§ What is needed:
Print exactly the lines from the first one down to the line that contains "const xNameBottom = 'Rang spatial';", both included, and skip the pictures.

(Charts and diagrams as code)
--------

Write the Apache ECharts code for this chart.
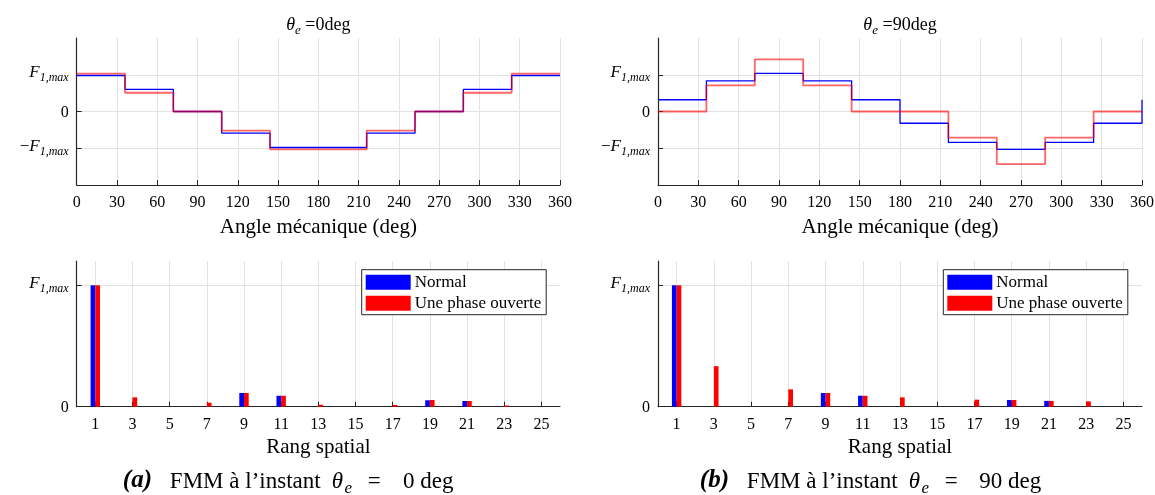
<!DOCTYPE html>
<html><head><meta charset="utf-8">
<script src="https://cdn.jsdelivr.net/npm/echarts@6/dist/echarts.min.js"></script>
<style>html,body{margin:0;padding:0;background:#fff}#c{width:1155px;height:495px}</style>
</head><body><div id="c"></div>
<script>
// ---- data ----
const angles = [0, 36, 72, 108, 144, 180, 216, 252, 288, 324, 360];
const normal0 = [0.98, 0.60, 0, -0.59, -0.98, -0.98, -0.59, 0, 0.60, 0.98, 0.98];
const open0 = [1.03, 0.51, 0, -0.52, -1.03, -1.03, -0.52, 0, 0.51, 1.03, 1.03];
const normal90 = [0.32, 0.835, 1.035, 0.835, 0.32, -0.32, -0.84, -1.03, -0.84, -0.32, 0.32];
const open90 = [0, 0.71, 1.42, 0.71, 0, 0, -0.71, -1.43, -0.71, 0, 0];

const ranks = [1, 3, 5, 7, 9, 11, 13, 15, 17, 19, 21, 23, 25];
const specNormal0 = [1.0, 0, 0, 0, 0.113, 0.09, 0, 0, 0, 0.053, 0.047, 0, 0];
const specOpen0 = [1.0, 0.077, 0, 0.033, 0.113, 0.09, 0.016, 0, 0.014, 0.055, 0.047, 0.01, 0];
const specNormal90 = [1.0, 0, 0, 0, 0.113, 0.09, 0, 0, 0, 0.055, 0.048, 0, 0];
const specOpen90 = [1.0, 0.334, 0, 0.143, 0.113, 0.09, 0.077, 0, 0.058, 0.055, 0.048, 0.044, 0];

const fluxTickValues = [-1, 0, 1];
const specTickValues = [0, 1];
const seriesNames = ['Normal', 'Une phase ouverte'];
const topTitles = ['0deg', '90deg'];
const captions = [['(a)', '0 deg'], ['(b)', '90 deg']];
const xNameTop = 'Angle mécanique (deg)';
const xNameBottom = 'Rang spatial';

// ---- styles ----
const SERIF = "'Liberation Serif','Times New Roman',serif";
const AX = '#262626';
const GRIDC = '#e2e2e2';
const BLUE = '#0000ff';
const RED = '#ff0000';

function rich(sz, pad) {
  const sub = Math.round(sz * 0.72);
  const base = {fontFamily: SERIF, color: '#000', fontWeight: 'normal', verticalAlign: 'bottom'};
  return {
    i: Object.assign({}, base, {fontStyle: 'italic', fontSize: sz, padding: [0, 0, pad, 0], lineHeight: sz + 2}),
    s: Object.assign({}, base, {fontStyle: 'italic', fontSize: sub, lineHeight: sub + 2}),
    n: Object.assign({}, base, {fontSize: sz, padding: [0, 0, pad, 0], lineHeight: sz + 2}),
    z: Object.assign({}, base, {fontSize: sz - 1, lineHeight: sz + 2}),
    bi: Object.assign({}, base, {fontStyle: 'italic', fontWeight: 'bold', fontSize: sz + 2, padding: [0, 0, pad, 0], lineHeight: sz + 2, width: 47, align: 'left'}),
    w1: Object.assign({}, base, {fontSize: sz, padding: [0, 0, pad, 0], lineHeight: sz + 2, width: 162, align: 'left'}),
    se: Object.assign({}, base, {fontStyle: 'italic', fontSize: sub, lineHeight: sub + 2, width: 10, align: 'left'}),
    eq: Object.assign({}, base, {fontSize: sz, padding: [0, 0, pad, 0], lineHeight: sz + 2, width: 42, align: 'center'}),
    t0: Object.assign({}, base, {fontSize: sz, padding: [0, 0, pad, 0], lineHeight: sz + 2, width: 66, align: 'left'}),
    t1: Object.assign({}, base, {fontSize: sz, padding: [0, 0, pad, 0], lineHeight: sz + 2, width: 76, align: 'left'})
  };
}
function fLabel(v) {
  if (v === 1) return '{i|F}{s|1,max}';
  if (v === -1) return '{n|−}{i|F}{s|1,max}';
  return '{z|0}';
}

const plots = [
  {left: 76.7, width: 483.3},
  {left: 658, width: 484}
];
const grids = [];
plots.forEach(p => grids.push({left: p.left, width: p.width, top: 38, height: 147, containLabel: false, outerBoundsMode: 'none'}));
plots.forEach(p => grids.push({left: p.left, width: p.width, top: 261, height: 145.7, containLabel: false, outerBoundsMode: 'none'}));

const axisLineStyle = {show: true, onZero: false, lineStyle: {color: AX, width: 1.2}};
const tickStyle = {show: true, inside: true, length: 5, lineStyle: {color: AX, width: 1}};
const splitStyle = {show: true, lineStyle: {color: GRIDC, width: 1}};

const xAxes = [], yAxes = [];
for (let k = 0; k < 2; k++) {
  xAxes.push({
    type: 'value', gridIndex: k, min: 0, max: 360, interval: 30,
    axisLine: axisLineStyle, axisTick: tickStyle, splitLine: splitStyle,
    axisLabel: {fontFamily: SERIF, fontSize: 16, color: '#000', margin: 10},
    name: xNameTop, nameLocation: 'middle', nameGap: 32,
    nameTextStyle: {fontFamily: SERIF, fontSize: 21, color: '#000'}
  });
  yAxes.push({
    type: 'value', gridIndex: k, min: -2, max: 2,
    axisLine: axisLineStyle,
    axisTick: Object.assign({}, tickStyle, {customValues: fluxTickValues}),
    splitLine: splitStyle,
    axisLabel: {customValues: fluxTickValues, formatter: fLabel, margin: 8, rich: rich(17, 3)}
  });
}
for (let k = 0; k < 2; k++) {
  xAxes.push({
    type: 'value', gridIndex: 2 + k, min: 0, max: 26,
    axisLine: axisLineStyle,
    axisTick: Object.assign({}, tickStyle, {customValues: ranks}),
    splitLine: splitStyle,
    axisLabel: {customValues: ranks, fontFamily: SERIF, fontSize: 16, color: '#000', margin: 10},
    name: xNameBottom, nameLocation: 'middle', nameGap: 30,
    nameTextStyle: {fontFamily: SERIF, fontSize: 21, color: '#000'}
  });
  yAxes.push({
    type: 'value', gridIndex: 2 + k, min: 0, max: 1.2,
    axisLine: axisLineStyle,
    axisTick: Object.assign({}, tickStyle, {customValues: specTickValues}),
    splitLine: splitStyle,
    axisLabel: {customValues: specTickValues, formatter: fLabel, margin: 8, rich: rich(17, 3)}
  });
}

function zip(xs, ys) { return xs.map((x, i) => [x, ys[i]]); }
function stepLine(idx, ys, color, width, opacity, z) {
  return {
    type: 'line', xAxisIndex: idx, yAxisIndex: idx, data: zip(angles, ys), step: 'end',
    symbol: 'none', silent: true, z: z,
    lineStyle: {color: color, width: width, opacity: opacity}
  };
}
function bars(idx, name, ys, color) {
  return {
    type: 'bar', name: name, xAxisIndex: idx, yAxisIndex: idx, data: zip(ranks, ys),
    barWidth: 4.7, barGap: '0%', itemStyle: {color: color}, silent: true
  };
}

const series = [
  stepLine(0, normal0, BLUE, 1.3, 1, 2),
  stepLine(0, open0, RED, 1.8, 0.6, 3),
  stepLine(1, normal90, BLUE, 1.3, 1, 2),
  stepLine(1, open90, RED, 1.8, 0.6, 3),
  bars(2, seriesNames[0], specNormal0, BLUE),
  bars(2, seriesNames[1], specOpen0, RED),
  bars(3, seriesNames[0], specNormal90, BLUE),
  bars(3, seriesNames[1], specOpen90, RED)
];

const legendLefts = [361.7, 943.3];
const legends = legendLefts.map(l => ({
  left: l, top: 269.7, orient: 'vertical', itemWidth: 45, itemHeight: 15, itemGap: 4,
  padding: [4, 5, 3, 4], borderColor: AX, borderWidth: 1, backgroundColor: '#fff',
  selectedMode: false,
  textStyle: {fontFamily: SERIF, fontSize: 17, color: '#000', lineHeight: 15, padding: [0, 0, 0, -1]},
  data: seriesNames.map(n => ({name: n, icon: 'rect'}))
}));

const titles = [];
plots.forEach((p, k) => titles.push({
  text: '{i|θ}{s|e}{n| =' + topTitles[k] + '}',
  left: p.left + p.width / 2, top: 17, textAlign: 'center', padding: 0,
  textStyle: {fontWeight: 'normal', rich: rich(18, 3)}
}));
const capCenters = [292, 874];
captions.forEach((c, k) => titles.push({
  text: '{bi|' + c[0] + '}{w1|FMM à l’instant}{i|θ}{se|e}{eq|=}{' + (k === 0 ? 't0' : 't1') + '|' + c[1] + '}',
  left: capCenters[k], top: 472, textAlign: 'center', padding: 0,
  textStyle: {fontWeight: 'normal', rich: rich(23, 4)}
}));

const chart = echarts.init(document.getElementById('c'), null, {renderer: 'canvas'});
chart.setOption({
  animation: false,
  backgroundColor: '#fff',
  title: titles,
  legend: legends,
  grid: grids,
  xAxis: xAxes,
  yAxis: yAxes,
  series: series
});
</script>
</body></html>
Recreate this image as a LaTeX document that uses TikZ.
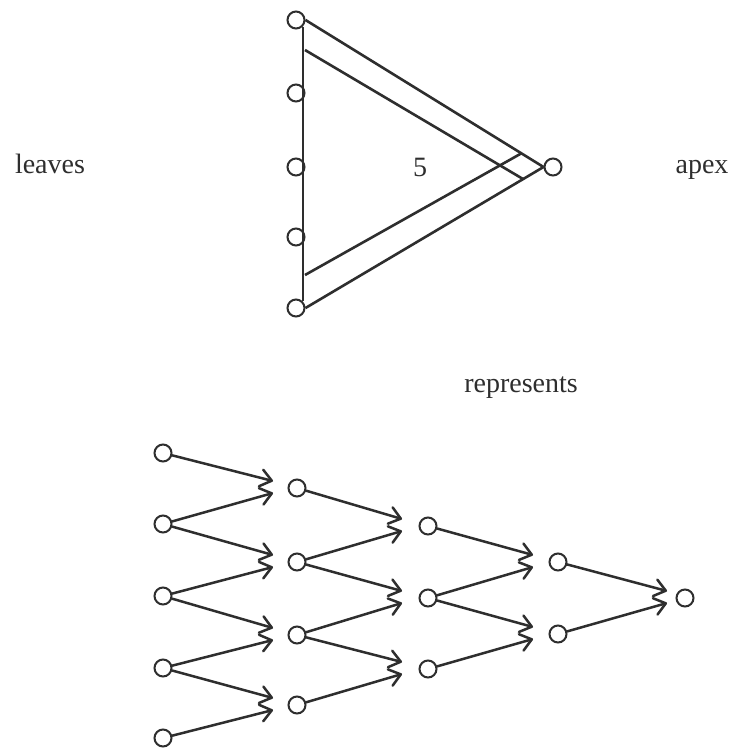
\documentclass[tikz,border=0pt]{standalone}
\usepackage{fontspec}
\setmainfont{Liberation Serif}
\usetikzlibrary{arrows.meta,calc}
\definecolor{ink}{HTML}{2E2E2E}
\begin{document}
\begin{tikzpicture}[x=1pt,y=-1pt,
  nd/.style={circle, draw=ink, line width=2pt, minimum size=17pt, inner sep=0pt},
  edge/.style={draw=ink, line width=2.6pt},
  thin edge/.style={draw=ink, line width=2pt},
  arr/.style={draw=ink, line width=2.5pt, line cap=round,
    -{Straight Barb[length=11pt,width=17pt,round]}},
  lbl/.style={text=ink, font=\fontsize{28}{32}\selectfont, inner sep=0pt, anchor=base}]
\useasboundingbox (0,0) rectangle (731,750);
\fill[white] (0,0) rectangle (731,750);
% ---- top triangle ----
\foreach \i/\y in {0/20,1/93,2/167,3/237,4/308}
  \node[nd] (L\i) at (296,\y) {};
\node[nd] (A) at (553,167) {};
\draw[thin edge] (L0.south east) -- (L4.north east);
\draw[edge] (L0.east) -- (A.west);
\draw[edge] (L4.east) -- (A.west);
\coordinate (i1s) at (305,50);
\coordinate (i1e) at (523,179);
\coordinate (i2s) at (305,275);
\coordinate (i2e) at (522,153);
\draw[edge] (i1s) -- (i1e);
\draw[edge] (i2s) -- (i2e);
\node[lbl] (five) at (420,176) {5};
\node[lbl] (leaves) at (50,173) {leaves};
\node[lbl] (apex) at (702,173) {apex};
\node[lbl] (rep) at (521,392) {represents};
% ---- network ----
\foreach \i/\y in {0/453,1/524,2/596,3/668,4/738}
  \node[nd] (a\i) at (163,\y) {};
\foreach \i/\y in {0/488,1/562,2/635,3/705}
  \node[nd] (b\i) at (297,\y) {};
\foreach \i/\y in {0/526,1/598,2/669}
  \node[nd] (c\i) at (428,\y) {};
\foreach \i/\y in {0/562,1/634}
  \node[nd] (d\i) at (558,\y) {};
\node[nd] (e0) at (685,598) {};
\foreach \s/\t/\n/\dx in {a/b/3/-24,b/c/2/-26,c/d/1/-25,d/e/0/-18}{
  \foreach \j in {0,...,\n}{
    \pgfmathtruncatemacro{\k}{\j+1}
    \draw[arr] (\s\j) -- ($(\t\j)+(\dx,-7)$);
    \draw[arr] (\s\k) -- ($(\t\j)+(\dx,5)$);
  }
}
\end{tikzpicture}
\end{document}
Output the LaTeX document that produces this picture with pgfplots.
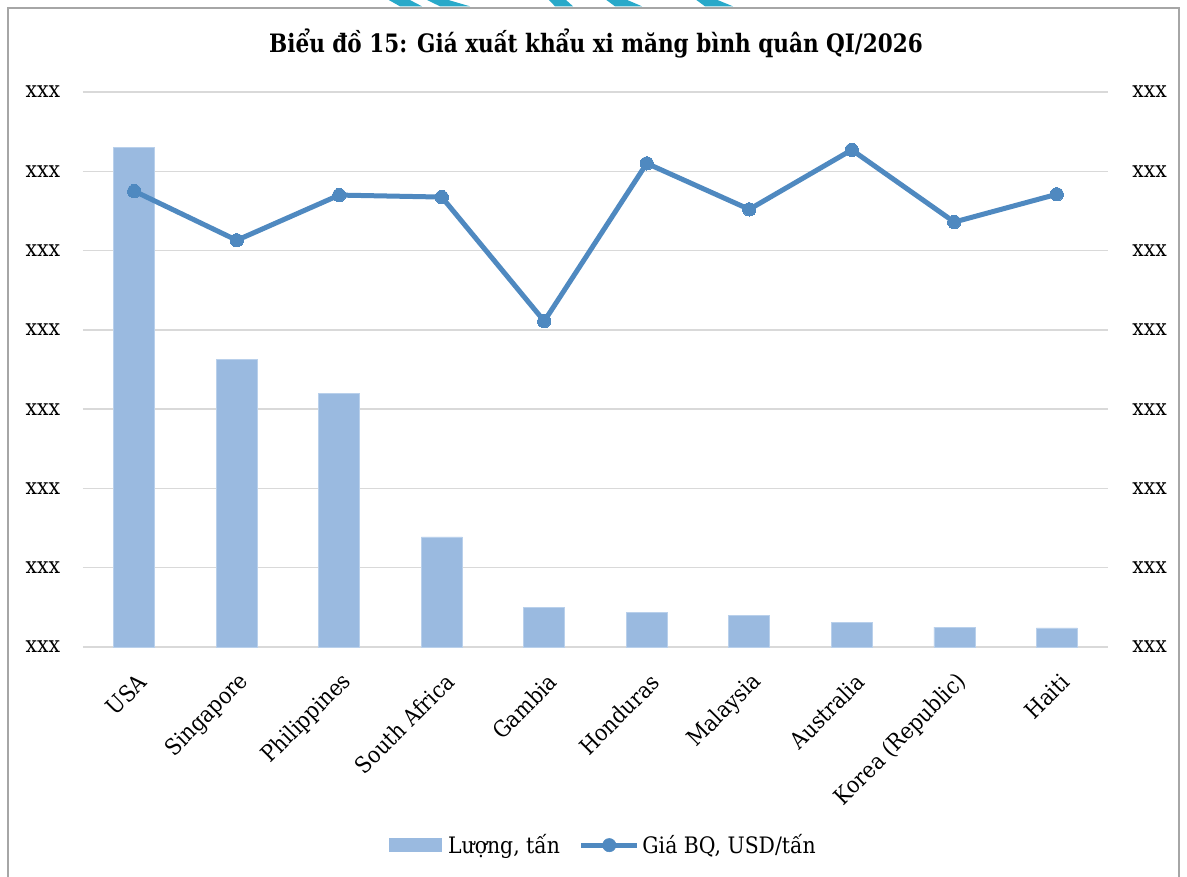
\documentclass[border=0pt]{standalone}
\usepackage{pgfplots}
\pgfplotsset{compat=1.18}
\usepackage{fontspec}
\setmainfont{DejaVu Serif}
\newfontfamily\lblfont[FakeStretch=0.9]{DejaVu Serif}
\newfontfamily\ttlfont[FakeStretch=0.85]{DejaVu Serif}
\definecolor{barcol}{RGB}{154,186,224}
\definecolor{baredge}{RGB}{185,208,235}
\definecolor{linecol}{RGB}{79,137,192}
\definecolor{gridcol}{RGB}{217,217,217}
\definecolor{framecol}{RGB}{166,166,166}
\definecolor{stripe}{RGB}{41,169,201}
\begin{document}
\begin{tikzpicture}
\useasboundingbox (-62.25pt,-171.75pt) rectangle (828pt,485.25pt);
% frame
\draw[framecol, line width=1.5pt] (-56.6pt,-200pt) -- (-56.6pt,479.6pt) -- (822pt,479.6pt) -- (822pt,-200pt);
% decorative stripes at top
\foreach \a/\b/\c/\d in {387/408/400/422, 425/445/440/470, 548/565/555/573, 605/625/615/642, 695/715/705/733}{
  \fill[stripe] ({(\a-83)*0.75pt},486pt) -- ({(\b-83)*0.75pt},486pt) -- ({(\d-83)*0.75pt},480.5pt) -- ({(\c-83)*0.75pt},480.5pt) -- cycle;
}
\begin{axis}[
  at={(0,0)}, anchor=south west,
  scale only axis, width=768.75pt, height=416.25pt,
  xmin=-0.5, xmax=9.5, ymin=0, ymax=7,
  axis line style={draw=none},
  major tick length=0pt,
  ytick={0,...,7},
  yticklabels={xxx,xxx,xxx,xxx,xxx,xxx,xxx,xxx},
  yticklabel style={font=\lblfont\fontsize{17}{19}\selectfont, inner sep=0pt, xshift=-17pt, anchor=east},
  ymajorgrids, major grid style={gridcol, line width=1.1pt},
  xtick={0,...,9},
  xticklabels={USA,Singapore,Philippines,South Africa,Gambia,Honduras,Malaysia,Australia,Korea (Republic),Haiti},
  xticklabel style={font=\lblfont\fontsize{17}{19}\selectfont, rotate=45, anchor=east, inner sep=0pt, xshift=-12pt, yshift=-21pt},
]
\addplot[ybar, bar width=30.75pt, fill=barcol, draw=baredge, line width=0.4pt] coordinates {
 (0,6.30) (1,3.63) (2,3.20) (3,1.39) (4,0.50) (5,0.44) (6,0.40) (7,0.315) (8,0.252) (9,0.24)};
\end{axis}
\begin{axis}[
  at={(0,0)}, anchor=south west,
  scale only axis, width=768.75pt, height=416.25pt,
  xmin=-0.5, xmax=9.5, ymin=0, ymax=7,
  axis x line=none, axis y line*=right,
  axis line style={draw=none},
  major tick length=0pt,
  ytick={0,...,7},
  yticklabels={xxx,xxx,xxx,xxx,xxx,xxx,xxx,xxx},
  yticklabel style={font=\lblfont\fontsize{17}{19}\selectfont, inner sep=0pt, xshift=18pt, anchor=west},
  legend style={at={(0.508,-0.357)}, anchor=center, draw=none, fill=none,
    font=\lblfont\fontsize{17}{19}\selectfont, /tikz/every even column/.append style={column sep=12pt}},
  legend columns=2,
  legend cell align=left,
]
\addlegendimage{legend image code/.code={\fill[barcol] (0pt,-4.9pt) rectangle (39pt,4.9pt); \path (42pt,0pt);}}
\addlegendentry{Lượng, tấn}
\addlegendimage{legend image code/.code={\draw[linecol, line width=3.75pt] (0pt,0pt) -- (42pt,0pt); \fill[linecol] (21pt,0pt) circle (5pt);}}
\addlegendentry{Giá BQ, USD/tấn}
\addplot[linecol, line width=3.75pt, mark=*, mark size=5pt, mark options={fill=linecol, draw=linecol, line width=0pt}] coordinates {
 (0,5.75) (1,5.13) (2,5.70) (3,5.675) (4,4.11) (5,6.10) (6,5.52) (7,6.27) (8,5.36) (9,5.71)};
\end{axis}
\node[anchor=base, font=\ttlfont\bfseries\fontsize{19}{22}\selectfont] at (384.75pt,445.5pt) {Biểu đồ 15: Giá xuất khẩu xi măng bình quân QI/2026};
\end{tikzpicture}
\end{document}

--------

§ Task result:
Write the Apache ECharts code for this chart.
<!DOCTYPE html>
<html><head><meta charset="utf-8">
<script src="https://cdn.jsdelivr.net/npm/echarts@6/dist/echarts.min.js"></script>
<style>html,body{margin:0;padding:0;background:#fff}#c{width:1155px;height:495px}</style>
</head><body><div id="c"></div>
<script>
// ---- data ----
const angles = [0, 36, 72, 108, 144, 180, 216, 252, 288, 324, 360];
const normal0 = [0.98, 0.60, 0, -0.59, -0.98, -0.98, -0.59, 0, 0.60, 0.98, 0.98];
const open0 = [1.03, 0.51, 0, -0.52, -1.03, -1.03, -0.52, 0, 0.51, 1.03, 1.03];
const normal90 = [0.32, 0.835, 1.035, 0.835, 0.32, -0.32, -0.84, -1.03, -0.84, -0.32, 0.32];
const open90 = [0, 0.71, 1.42, 0.71, 0, 0, -0.71, -1.43, -0.71, 0, 0];

const ranks = [1, 3, 5, 7, 9, 11, 13, 15, 17, 19, 21, 23, 25];
const specNormal0 = [1.0, 0, 0, 0, 0.113, 0.09, 0, 0, 0, 0.053, 0.047, 0, 0];
const specOpen0 = [1.0, 0.077, 0, 0.033, 0.113, 0.09, 0.016, 0, 0.014, 0.055, 0.047, 0.01, 0];
const specNormal90 = [1.0, 0, 0, 0, 0.113, 0.09, 0, 0, 0, 0.055, 0.048, 0, 0];
const specOpen90 = [1.0, 0.334, 0, 0.143, 0.113, 0.09, 0.077, 0, 0.058, 0.055, 0.048, 0.044, 0];

const fluxTickValues = [-1, 0, 1];
const specTickValues = [0, 1];
const seriesNames = ['Normal', 'Une phase ouverte'];
const topTitles = ['0deg', '90deg'];
const captions = [['(a)', '0 deg'], ['(b)', '90 deg']];
const xNameTop = 'Angle mécanique (deg)';
const xNameBottom = 'Rang spatial';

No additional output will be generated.